- [WHAT YOU SHOULD DO]:
Can you set down, exactly as they appear below, the lines from the opening of the material through the one bearing "Chart.register(...registerables);", minus the pictures?

++++++++++

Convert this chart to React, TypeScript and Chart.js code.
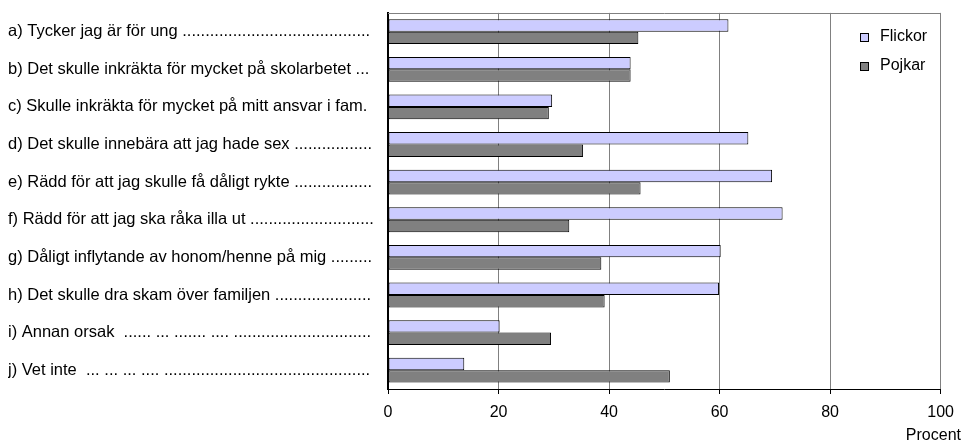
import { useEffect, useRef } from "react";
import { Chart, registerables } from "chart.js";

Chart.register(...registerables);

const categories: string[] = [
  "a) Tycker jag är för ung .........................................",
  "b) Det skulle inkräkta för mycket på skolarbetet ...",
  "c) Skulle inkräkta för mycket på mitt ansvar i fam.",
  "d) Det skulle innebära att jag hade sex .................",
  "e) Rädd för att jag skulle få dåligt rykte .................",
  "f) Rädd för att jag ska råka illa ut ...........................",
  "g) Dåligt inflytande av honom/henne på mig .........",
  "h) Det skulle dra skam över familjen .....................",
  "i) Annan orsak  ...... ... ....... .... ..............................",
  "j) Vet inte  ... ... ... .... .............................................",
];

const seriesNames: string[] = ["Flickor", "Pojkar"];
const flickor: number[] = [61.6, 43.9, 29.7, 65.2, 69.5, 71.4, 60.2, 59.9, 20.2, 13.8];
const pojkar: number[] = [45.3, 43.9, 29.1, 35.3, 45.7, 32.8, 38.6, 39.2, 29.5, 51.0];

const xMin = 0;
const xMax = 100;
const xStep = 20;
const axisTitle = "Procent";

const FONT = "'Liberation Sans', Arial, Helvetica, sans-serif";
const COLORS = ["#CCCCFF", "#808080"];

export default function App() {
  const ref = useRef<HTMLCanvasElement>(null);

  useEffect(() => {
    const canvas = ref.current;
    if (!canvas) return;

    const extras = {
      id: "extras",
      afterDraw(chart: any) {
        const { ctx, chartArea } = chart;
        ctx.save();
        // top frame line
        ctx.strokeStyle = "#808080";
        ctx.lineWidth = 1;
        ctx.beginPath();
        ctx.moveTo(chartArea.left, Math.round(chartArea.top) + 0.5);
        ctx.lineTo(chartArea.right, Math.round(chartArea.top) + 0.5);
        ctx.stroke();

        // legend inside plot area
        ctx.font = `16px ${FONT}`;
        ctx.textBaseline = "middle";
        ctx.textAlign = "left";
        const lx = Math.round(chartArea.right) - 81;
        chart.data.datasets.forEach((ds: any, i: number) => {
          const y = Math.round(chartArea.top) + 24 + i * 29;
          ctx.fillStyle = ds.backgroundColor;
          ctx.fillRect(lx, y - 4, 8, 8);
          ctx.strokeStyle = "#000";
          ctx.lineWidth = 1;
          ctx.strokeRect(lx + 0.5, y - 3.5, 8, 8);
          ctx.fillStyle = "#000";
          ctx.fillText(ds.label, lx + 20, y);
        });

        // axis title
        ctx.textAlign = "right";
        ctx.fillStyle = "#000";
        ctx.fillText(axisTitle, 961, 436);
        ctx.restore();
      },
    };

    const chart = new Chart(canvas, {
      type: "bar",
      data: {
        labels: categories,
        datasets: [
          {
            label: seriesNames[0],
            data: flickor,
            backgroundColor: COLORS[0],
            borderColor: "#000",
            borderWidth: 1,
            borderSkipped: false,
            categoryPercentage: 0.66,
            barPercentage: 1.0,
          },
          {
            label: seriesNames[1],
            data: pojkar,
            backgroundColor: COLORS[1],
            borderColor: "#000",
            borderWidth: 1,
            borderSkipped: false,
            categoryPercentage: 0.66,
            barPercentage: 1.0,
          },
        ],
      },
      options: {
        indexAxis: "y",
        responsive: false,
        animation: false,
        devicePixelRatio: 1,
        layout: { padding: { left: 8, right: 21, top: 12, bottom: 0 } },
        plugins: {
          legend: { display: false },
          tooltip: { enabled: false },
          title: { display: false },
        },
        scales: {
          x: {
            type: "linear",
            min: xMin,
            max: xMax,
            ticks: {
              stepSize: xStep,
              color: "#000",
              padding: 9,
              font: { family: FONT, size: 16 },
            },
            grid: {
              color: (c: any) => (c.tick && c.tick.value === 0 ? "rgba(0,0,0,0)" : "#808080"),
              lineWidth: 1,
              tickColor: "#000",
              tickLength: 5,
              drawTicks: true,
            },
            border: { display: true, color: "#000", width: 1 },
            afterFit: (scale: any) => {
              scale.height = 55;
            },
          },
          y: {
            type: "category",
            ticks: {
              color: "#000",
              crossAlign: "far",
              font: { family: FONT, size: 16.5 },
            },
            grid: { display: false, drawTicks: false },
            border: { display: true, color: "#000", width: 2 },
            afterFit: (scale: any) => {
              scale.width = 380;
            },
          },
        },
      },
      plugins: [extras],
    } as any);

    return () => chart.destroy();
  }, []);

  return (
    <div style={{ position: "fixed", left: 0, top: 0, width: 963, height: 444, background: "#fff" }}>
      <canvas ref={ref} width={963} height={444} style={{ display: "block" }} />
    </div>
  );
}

++++++++++

- [RESPONSE]:
Convert this chart to React, TypeScript and Chart.js code.
import { useEffect, useRef } from "react";
import { Chart, registerables } from "chart.js";

Chart.register(...registerables);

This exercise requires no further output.